The Slurm submission script used for an execution with container is the following (for execution on16 GPUs on eight-gpu nodes) :

#!/bin/sh
#SBATCH --partition=gpu_p2           # use nodes with 24 CPUs and 8 GPUs
#SBATCH --hint=nomultithread
#SBATCH --time=01:00:00
#SBATCH --account=<my_project>@v100  # <my_project> is the value of IDRPROJ (echo $IDRPROJ)
#SBATCH --job-name=megatron_16_GPU_Singularity
#SBATCH --nodes=2                # 2 nodes reserved
#SBATCH --cpus-per-task=3        # 3 cores per process
#SBATCH --ntasks-per-node=8      # 8 processes per node
#SBATCH --gres=gpu:8             # 8 GPUs per node
#SBATCH --output=./resultsAll/Megatron_%j_16_GPU_Sing.out
#SBATCH --error=./resultsAll/Megatron_%j_16_GPU_Sing.err
 
# go into the submission directory
cd ${SLURM_SUBMIT_DIR}
 
# cleans out modules loaded in interactive and inherited by default
module purge
 
module load singularity
 
## launch script on every node
set -x
 
time srun --mpi=pmix singularity exec --nv \
--bind .:$HOME,$JOBSCRATCH:$JOBSCRATCH $SINGULARITY_ALLOWED_DIR/MegaSingularity.sif \
python ./Megatron-LM/tasks/main.py --task IMDB --train-data ./imdb/dataset_train.csv --valid-data ./imdb/dataset_val.csv --tokenizer-type BertWordPieceLowerCase --vocab-file bert-large-uncased-vocab.txt --epochs 1 --tensor-model-parallel-size 1 --pipeline-model-parallel-size 1 --num-layers 24 --hidden-size 1024 --num-attention-heads 16 --micro-batch-size 8 --checkpoint-activations --lr 5.0e-5 --lr-decay-style linear --lr-warmup-fraction 0.065 --seq-length 512 --max-position-embeddings 512 --save-interval 500000 --save-interval 500 --log-interval 1 --eval-interval 1000 --eval-iters 50 --weight-decay 1.0e-1 --distributed-backend nccl --fp16

Results obtained

We see that as long as the code is executed on a single node there is no performance loss but when multiple nodes are used, executions via Singularity require more time than executions without a container.

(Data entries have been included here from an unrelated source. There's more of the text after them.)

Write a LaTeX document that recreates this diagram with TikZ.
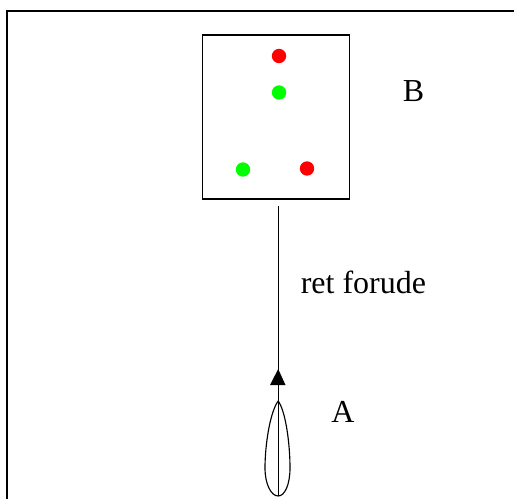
\documentclass[tikz,border=0pt]{standalone}
\usepackage{fontspec}
\setmainfont{Liberation Serif}
\usetikzlibrary{arrows.meta}
\tikzset{
  frameline/.style={line width=1.5pt,black},
  thin line/.style={line width=0.85pt,black},
  dot/.style={circle,inner sep=0pt,minimum size=10.8pt},
  lbl/.style={inner sep=0pt,font=\fontsize{24}{28}\selectfont,anchor=base west},
}
\definecolor{dotgreen}{RGB}{0,255,0}
\definecolor{dotred}{RGB}{255,0,0}
\begin{document}
\begin{tikzpicture}[x=0.75pt,y=-0.75pt]
\useasboundingbox (0,0) rectangle (514,499);
\coordinate (fa) at (6.5,499);
\coordinate (fb) at (6.5,11);
\coordinate (fc) at (514,11);
\draw[frameline] (fa) -- (fb) -- (fc);
\node[draw,thin line,minimum width=110pt,minimum height=123pt,inner sep=0pt] (box) at (276,117) {};
\node[dot,fill=dotred] (r1) at (279,56) {};
\node[dot,fill=dotgreen] (g1) at (279,92.5) {};
\node[dot,fill=dotgreen] (g2) at (243,169.5) {};
\node[dot,fill=dotred] (r2) at (307,168.5) {};
\node[lbl] (lb) at (402.5,102) {B};
\node[lbl] (lr) at (300.5,293) {ret forude};
\node[lbl] (la) at (331,422) {A};
\coordinate (top) at (278.2,206);
\coordinate (tip) at (278.2,369);
\coordinate (bot) at (278.2,496);
\coordinate (leaftop) at (278.2,401);
\draw[thin line] (top) -- (tip);
\draw[thin line] (tip) -- (bot);
\fill (tip) -- (285.5,385) -- (270,385) -- cycle;
\draw[thin line] (leaftop) .. controls (270,412) and (265,445) .. (265,468)
  .. controls (265,484) and (271,496) .. (bot)
  .. controls (285,496) and (290,484) .. (290,468)
  .. controls (290,445) and (286,412) .. (leaftop);
\end{tikzpicture}
\end{document}
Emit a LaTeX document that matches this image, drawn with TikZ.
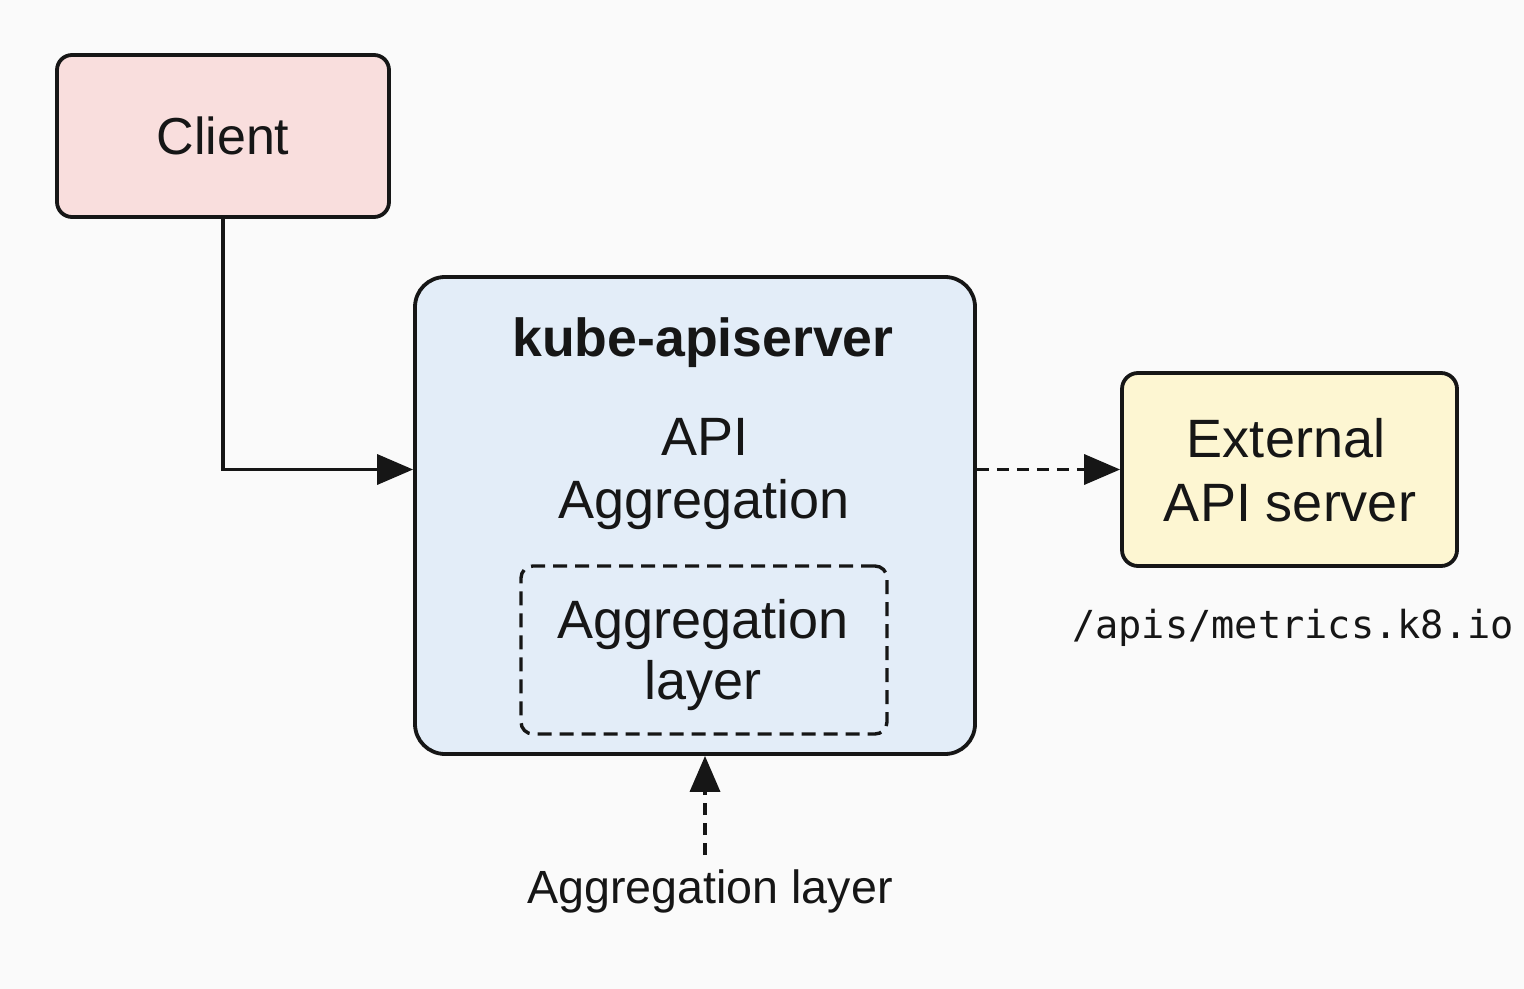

This performance loss stays relatively constant (about 100 000 ms) and is not proportional to the number of nodes used. We note that when we use a Singularity image, it is more efficient to use a single node rather than two as the time loss caused by the container is greater than the time gained by parallelisation even when using only two nodes.

Conclusion

We can conclude that code execution via a Singularity container involves significant performance loss on inter-node communications.

It is important to note that our modules are optimized on Jean Zay, contrary to the container images, which can explain the performance difference in the GPU node interconnections.